### Supplied material
——————————

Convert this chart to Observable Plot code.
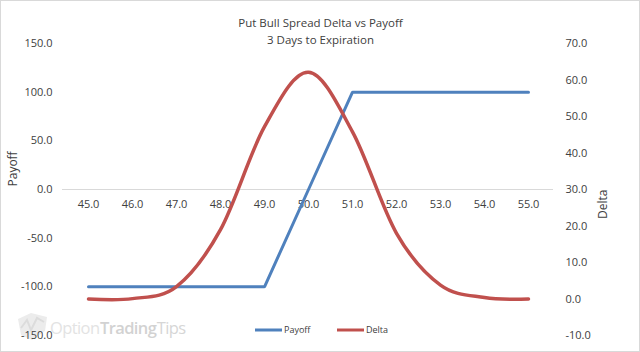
<!DOCTYPE html>
<html>
<head>
<meta charset="utf-8">
<script src="https://cdn.jsdelivr.net/npm/d3@7"></script>
<script src="https://cdn.jsdelivr.net/npm/@observablehq/plot@0.6"></script>
<style>
  html, body { margin: 0; padding: 0; background: #fff; }
  #chart { width: 640px; height: 352px; }
</style>
</head>
<body>
<div id="chart"></div>
<script>
// ---- data ----
const strikes = ["45.0","46.0","47.0","48.0","49.0","50.0","51.0","52.0","53.0","54.0","55.0"];
const payoff  = [-100, -100, -100, -100, -100, 0, 100, 100, 100, 100, 100];
const delta   = [0, 0.1, 3.4, 19, 47.2, 62.1, 45.8, 18, 3.8, 0.4, 0];
const payoffTicks = [-150, -100, -50, 0, 50, 100, 150];
const deltaTicks  = [-10, 0, 10, 20, 30, 40, 50, 60, 70];
const title = "Put Bull Spread Delta vs Payoff";
const subtitle = "3 Days to Expiration";
const seriesNames = ["Payoff", "Delta"];
const seriesColors = ["#4F81BD", "#C0504D"];
const watermarkParts = ["Option", "Trading", "Tips"];

// secondary axis mapping: delta [-10,70] -> payoff [-150,150]
const toP = d => (d - 30) * 3.75;
const fromP = p => p / 3.75 + 30;

const rows = strikes.map((s, i) => ({strike: s, payoff: payoff[i], delta: delta[i]}));
const textColor = "#404040";

const chart = Plot.plot({
  width: 640,
  height: 352,
  marginTop: 43,
  marginBottom: 17,
  marginLeft: 62,
  marginRight: 87,
  style: {fontFamily: "Open Sans", fontSize: "11px", color: textColor, background: "white", overflow: "visible"},
  x: {type: "point", domain: strikes, padding: 0.5, axis: null},
  y: {domain: [-150, 150], axis: null},
  marks: [
    Plot.ruleY([0], {stroke: "#d9d9d9", strokeWidth: 1}),
    Plot.axisY(payoffTicks, {anchor: "left", tickSize: 0, tickPadding: 10, tickFormat: d => d.toFixed(1), label: null, fill: textColor}),
    Plot.axisY(deltaTicks.map(toP), {anchor: "right", tickSize: 0, tickPadding: 12, tickFormat: p => fromP(p).toFixed(1), label: null, fill: textColor, textAnchor: "start"}),
    Plot.text(strikes, {x: d => d, y: 0, dy: 15, fill: textColor}),
    Plot.line(rows, {x: "strike", y: "payoff", stroke: seriesColors[0], strokeWidth: 3, strokeLinejoin: "miter"}),
    Plot.line(rows, {x: "strike", y: d => toP(d.delta), stroke: seriesColors[1], strokeWidth: 3.5, curve: "cardinal"}),
    Plot.text([title], {frameAnchor: "top-left", dx: 258, dy: -25, textAnchor: "middle", fill: textColor, fontSize: 11.5}),
    Plot.text([subtitle], {frameAnchor: "top-left", dx: 258, dy: -8, textAnchor: "middle", fill: textColor, fontSize: 11.5}),
    Plot.text(["Payoff"], {frameAnchor: "left", dx: -49, dy: -3, rotate: -90, fill: textColor, fontSize: 12}),
    Plot.text(["Delta"], {frameAnchor: "right", dx: 50, rotate: -90, fill: textColor, fontSize: 12})
  ]
});

document.getElementById("chart").appendChild(chart);
const svg = d3.select(chart);

// watermark (decorative)
const wm = svg.insert("g", ":first-child").attr("pointer-events", "none");
wm.append("path")
  .attr("d", "M18,319 L31,313 L47,317 L45,331 L32,340 L21,335 Z")
  .attr("fill", "#ececec");
wm.append("path")
  .attr("d", "M21,328 L27,320 L31,330 L37,318 L44,322")
  .attr("fill", "none").attr("stroke", "#dcdcdc").attr("stroke-width", 2);
const wmFills = ["#e3e3e3", "#d2d2d2", "#d6d6d6"];
const wmWeights = [400, 600, 400];
let wx = 50;
watermarkParts.forEach((part, i) => {
  const t = wm.append("text")
    .attr("x", wx).attr("y", 334).attr("text-anchor", "start")
    .attr("font-family", "Open Sans").attr("font-size", 16.5)
    .attr("letter-spacing", -0.6)
    .attr("font-weight", wmWeights[i]).attr("fill", wmFills[i]).text(part);
  wx += t.node().getComputedTextLength() + 0.5;
});

// legend
const lg = svg.append("g").attr("font-family", "Open Sans").attr("font-size", 9)
  .attr("fill", textColor).attr("text-anchor", "start");
const legendX = [255, 337];
seriesNames.forEach((name, i) => {
  lg.append("line").attr("x1", legendX[i]).attr("x2", legendX[i] + 27).attr("y1", 330).attr("y2", 330)
    .attr("stroke", seriesColors[i]).attr("stroke-width", 3);
  lg.append("text").attr("x", legendX[i] + 29).attr("y", 333).text(name);
});

// outer border
svg.append("rect").attr("x", 0.5).attr("y", 0.5).attr("width", 639).attr("height", 351)
  .attr("fill", "none").attr("stroke", "#d9d9d9");
</script>
</body>
</html>
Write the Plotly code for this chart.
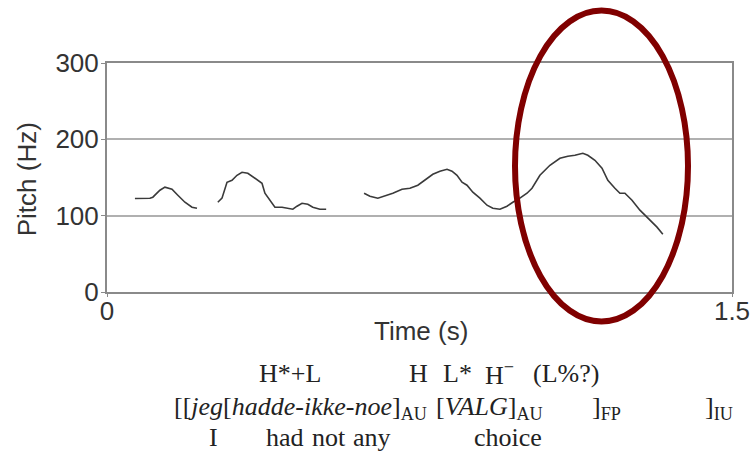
import plotly.graph_objects as go

# ---- data ----
seg1_t = [0.067, 0.103, 0.110, 0.127, 0.139, 0.156, 0.170, 0.187, 0.204, 0.216]
seg1_hz = [122.5, 122.9, 124.2, 133.3, 137.3, 134.6, 126.8, 117.6, 111.1, 109.8]

seg2_t = [0.266, 0.276, 0.288, 0.300, 0.312, 0.324, 0.338, 0.355, 0.372, 0.379, 0.391,
          0.403, 0.420, 0.432, 0.446, 0.456, 0.468, 0.482, 0.494, 0.511, 0.526]
seg2_hz = [117.6, 122.9, 143.8, 146.4, 152.9, 156.9, 155.6, 149.0, 142.5, 129.4, 120.3,
           111.1, 111.1, 109.8, 108.5, 112.4, 116.3, 115.0, 111.1, 108.5, 108.5]

seg3_t = [0.617, 0.631, 0.650, 0.672, 0.686, 0.708, 0.727, 0.746, 0.763, 0.782, 0.799,
          0.816, 0.828, 0.840, 0.852, 0.864, 0.878, 0.895, 0.912, 0.926, 0.943, 0.960,
          0.974, 0.991, 1.008, 1.020, 1.039, 1.063, 1.087, 1.106, 1.123, 1.142, 1.154,
          1.171, 1.188, 1.202, 1.219, 1.231, 1.243, 1.260, 1.279, 1.298, 1.320, 1.334]
seg3_hz = [129.4, 125.5, 122.9, 126.8, 129.4, 134.6, 135.9, 139.9, 146.4, 154.2, 158.2,
           160.8, 158.2, 152.9, 143.8, 139.9, 130.7, 122.9, 113.7, 109.8, 108.5, 112.4,
           117.6, 122.9, 129.4, 135.9, 152.9, 166.0, 175.2, 177.8, 179.1, 181.7, 179.1,
           172.5, 162.1, 146.4, 135.9, 129.4, 129.4, 120.3, 107.2, 96.7, 85.0, 75.8]

y_ticks = [0, 100, 200, 300]
x_ticks = [0, 1.5]
x_tick_labels = ["0", "1.5"]

# tonal labels (pixel centres)
tones = ["H*+L", "H", "L*", "H<sup>−</sup>", "(L%?)"]
tone_x = [290, 418, 457, 499, 566]
# phrase line, split into pieces (left pixel edge, or right edge for the last)
phrase_parts = ["[[<i>jeg</i>[<i>hadde-ikke-noe</i>]<sub>AU</sub>",
                "[<i>VALG</i>]<sub>AU</sub>",
                "]<sub>FP</sub>",
                "]<sub>IU</sub>"]
phrase_x = [172, 434, 590, 735]
phrase_anchor = ["left", "left", "left", "right"]
# English gloss (pixel centres)
gloss = ["I", "had", "not", "any", "choice"]
gloss_x = [213, 285, 329, 372, 508]

# ---- layout geometry ----
W, H = 753, 455
L, R, T, B = 107, 21, 62.5, 163
PW, PH = W - L - R, H - T - B


def px(x):
    return (x - L) / PW


def py(y):
    return (H - B - y) / PH


SANS = "Liberation Sans, Arial, sans-serif"
SERIF = "Liberation Serif, Times New Roman, serif"
SERIF_SIZE = 26

fig = go.Figure()
for t, hz in [(seg1_t, seg1_hz), (seg2_t, seg2_hz), (seg3_t, seg3_hz)]:
    fig.add_trace(go.Scatter(x=t, y=hz, mode="lines",
                             line=dict(color="#3a3a3a", width=1.6),
                             showlegend=False, hoverinfo="skip"))

fig.update_layout(
    width=W, height=H,
    margin=dict(l=L, r=R, t=T, b=B, pad=0, autoexpand=False),
    paper_bgcolor="white", plot_bgcolor="white",
    font=dict(family=SANS, size=26, color="#333333"),
    xaxis=dict(range=[0, 1.5], tickvals=x_ticks, ticktext=x_tick_labels,
               automargin=False,
               showgrid=False, zeroline=False, showline=True, mirror=True,
               linecolor="#8a8a8a", linewidth=2, ticks="outside", ticklen=3,
               tickcolor="#8a8a8a", ticklabelstandoff=-8,
               tickfont=dict(size=26, color="#333333")),
    yaxis=dict(range=[0, 300], tickvals=y_ticks, showgrid=True, automargin=False,
               gridcolor="#b0b0b0", gridwidth=2, zeroline=False,
               showline=True, mirror=True, linecolor="#8a8a8a", linewidth=2,
               ticks="outside", ticklen=4, tickcolor="#8a8a8a",
               ticklabelstandoff=-3,
               tickfont=dict(size=26, color="#333333")),
)

ann = []
ann.append(dict(text="Pitch (Hz)", x=px(27), y=py(179), xref="paper", yref="paper",
                xanchor="center", yanchor="middle", textangle=-90, showarrow=False,
                font=dict(family=SANS, size=26, color="#333333")))
ann.append(dict(text="Time (s)", x=px(421), y=py(331), xref="paper", yref="paper",
                xanchor="center", yanchor="middle", showarrow=False,
                font=dict(family=SANS, size=26, color="#333333")))
for txt, x in zip(tones, tone_x):
    ann.append(dict(text=txt, x=px(x), y=py(374), xref="paper", yref="paper",
                    xanchor="center", yanchor="middle", showarrow=False,
                    font=dict(family=SERIF, size=SERIF_SIZE, color="#222222")))
for txt, x, a in zip(phrase_parts, phrase_x, phrase_anchor):
    ann.append(dict(text=txt, x=px(x), y=py(408), xref="paper", yref="paper",
                    xanchor=a, yanchor="middle", showarrow=False,
                    font=dict(family=SERIF, size=SERIF_SIZE, color="#222222")))
for txt, x in zip(gloss, gloss_x):
    ann.append(dict(text=txt, x=px(x), y=py(438), xref="paper", yref="paper",
                    xanchor="center", yanchor="middle", showarrow=False,
                    font=dict(family=SERIF, size=SERIF_SIZE, color="#222222")))
fig.update_layout(annotations=ann)

fig.add_shape(type="circle", xref="paper", yref="paper",
              x0=px(515), x1=px(688), y0=py(321.5), y1=py(10),
              line=dict(color="#800000", width=6), fillcolor="rgba(0,0,0,0)")

fig.write_html("out.html")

——————————

### Work to complete
Take the stretch from the line containing "Write the Plotly code for this chart." through the line containing "117.6, 111.1, 109.8]" and reproduce it exactly, both ends included. Omit the pictures.

### Answer to the exercise
Write the Plotly code for this chart.
import plotly.graph_objects as go

# ---- data ----
seg1_t = [0.067, 0.103, 0.110, 0.127, 0.139, 0.156, 0.170, 0.187, 0.204, 0.216]
seg1_hz = [122.5, 122.9, 124.2, 133.3, 137.3, 134.6, 126.8, 117.6, 111.1, 109.8]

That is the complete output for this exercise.